Cruise Lines Prohibit Crew Members from Organizing or Protesting –  A number of readers suggest that crew members should organize and protest their mistreatment.  But the last time that crew members protested low wages, Carnival fired all of the waiters on one of its cruise ships and black-balled the crew members from the cruise industry.

Cruise Lines Fire Crew Members at Will – Crew members know that if they complain about the working hours, or the pay, or the stolen tips, they will find themselves on a one-way flight back to Mumbai. Cruise lines, notwithstanding the language in the employment contracts about the right to appeal, etc., can terminate the employment of a crew member for any reason, good reason, bad reason or no reason. Cruise lines often terminate the jobs of crew members who complain of work-related injuries and can do so with little legal recourse.  We receive literally dozens of emails a month from crew members back in India or in east Europe who have completed their medical treatment and are at MMI ready to return to work and have waited for months without word from the hiring partner trying to get back to work. They are being played by the cruise lines and are waiting in vain. 

Cruise Lines Provide Few If Any Benefits to Crew Members – A couple of years ago, Carnival terminated the retirement program for Filipino crew members, some of who had worked over a decade for the company. Royal Caribbean still has a nominal retirement benefit, around $5,000 if a crew member works for 10 years. If Royal Caribbean follows the Carnival model, it won’t be around when RCCL crew members retire in the next few years.

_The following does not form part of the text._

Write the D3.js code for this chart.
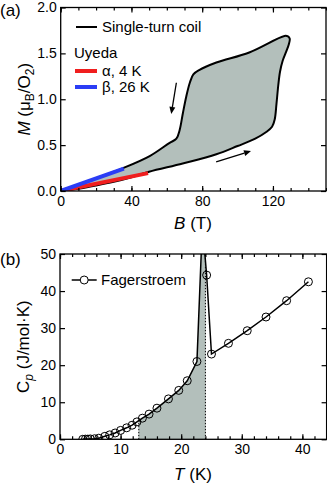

Cruise Lines Force Crew Member to "Arbitrate" Their Disputes – Following NCL’s decision to send the cases of Filipino families of  crew members killed in the boiler explosion on the SS Norway in 2002 to Manila for arbitration under the POEA, all U.S. based cruise lines (except Disney Cruises) inserted mandatory arbitration clauses in crew member employment contracts. By doing so, cruise lines stripped the rights of seafarers to file suit in the United States before a judge and jury. Cruise lines also inserted foreign law from countries like Panama, or Bermuda or the Bahamas into employment agreements which have few laws protecting seafarers.   

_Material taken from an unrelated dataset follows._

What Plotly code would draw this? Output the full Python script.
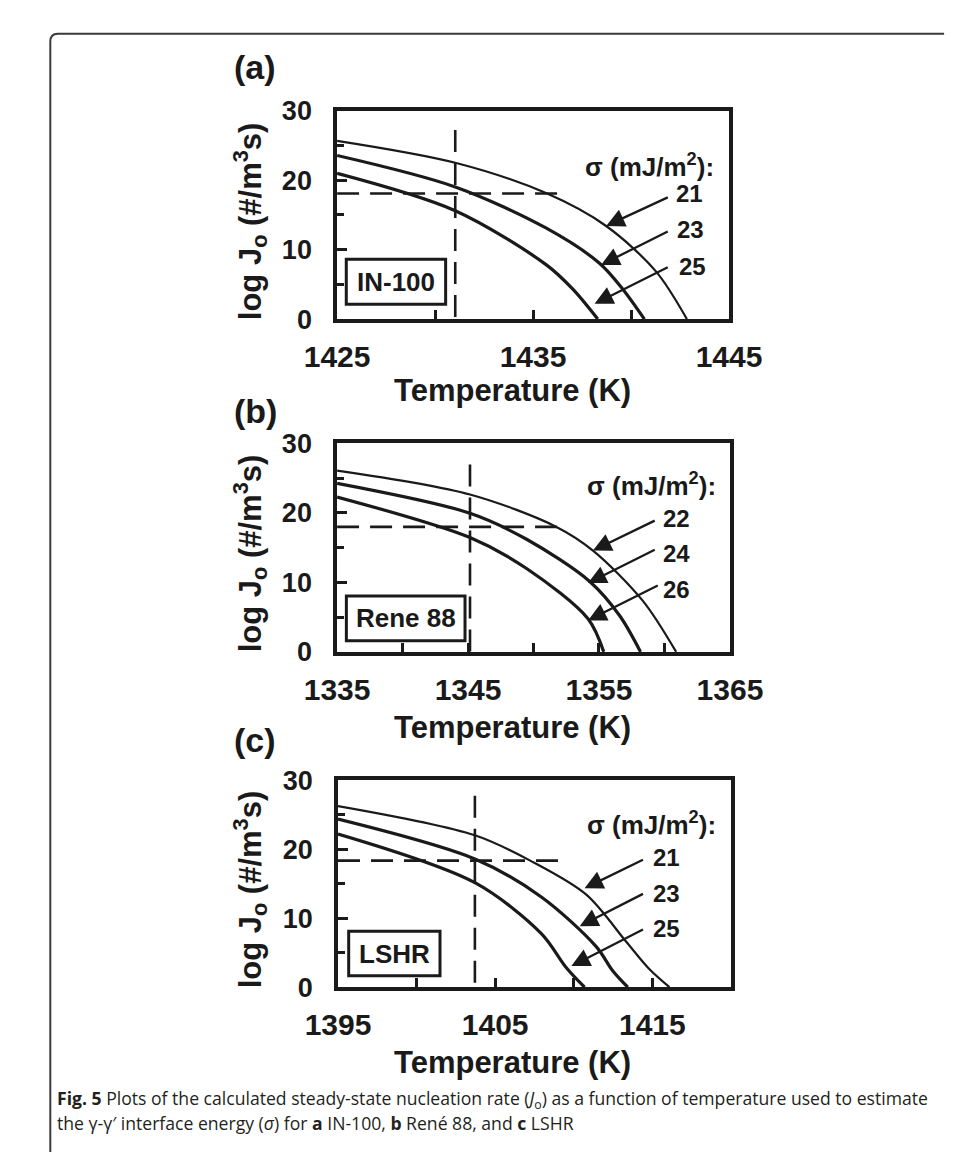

Cruise Line are Working to Strip Crew Member from the Protection of All U.S Law which Protect Seafarers at Sea – Lobbyists for CLIA have convinced certain lawmakers to insert anti-crew member legislation as add-ons to bills before Congress designed to strip the protections of seafarers from U.S. laws such as the Jones Act,  which has provided the right of seafarers to sue maritime employers who act negligently, in U.S. courts.  This has been the centerpiece of crew member maritime law for 96 years. CLIA has been at the forefront of these efforts. It panders to the sentiment of some US. lawmakers that U.S. courts should be be closed to "foreign" seamen notwithstanding the fact that the cruise industry is essentially comprised of nothing but foreign corporations (except NCL America), based here in Miami, which benefit from their free use of over 25 federal agencies like the Coast Guard, Customs and Border Protection, USPH, and the CDC not to mention the tremendous protection of the cruise lines’ vast revenues by loopholes in our U.S. tax code.

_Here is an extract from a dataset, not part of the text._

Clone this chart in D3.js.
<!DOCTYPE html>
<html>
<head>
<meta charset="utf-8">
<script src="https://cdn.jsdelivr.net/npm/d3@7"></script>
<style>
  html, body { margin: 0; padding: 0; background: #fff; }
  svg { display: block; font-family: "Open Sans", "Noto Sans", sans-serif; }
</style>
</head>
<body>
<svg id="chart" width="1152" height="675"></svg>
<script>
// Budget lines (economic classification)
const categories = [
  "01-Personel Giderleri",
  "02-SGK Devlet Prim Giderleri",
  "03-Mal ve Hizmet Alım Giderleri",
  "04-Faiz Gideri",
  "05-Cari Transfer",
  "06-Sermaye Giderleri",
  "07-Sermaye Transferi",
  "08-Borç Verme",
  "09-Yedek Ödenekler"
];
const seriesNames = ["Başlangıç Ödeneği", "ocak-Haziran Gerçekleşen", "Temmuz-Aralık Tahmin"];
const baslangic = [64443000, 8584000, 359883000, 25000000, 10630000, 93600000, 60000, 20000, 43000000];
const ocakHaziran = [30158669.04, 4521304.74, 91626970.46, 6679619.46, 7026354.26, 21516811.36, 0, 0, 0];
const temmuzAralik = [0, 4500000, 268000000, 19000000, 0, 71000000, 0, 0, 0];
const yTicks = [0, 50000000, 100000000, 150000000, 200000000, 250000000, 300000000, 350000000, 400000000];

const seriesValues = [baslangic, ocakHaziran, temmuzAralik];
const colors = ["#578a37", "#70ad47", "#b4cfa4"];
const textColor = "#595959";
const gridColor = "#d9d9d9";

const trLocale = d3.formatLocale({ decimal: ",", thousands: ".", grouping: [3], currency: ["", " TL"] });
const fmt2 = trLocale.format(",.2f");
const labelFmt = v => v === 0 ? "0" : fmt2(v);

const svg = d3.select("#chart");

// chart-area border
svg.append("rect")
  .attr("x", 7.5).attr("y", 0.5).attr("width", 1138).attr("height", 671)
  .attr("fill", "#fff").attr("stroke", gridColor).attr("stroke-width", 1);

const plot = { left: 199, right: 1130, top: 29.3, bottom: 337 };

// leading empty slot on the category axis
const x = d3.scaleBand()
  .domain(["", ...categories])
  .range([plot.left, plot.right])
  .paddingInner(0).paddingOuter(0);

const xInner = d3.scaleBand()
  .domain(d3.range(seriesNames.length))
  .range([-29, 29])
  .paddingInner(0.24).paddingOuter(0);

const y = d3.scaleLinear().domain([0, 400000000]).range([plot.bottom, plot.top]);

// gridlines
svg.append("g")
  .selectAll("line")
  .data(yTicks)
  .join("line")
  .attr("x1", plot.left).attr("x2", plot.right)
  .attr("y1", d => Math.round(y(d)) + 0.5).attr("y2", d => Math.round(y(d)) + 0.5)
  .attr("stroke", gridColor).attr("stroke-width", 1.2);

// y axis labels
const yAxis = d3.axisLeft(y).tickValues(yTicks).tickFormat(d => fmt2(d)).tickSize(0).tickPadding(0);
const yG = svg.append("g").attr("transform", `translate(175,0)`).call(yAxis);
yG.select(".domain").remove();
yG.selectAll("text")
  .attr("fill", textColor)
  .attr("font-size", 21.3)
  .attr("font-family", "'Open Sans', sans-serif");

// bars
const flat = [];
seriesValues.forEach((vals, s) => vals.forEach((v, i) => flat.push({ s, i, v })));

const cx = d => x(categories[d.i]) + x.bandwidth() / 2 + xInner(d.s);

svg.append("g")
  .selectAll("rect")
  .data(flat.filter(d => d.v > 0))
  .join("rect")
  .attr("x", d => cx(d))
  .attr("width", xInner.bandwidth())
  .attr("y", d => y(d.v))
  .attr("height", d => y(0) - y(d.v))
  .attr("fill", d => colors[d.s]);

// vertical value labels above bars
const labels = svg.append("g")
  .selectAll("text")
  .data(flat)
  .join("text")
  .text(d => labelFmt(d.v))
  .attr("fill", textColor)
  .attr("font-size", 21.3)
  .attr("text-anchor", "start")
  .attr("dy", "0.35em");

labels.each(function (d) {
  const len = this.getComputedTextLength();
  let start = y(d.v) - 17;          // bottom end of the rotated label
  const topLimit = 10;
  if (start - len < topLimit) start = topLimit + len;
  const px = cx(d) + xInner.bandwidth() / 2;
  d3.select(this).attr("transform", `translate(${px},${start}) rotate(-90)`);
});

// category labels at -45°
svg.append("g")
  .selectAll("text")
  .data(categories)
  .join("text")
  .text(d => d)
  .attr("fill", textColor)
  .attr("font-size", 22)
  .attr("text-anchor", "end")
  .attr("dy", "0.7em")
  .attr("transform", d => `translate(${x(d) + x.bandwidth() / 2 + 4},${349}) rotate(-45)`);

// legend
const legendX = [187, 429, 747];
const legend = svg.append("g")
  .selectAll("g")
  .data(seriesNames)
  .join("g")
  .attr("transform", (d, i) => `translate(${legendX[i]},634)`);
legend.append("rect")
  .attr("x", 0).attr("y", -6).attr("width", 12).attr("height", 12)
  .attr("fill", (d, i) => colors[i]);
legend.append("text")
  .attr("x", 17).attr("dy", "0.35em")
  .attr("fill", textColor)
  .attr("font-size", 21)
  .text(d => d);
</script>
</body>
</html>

Many cruise fans selfishly feel that paying a fair wage to crew members will result in higher fares to them. Their arguments that crew members "make more than at home" or "they can quit if they don’t like it," seem like flippant "let them eat cake" afterthoughts.  Meanwhile fat-cat executives like NCL’S Frank Del Rio make obscene salaries and perks (CEO Del Rio alone raked in almost $32,000,000 last year). 

Don’t let CLIA’s recent hollow praise to seafarers fool you. This is a cruise industry which is busy screwing crew members at every turn – at sea, in the courtroom, and in Congress.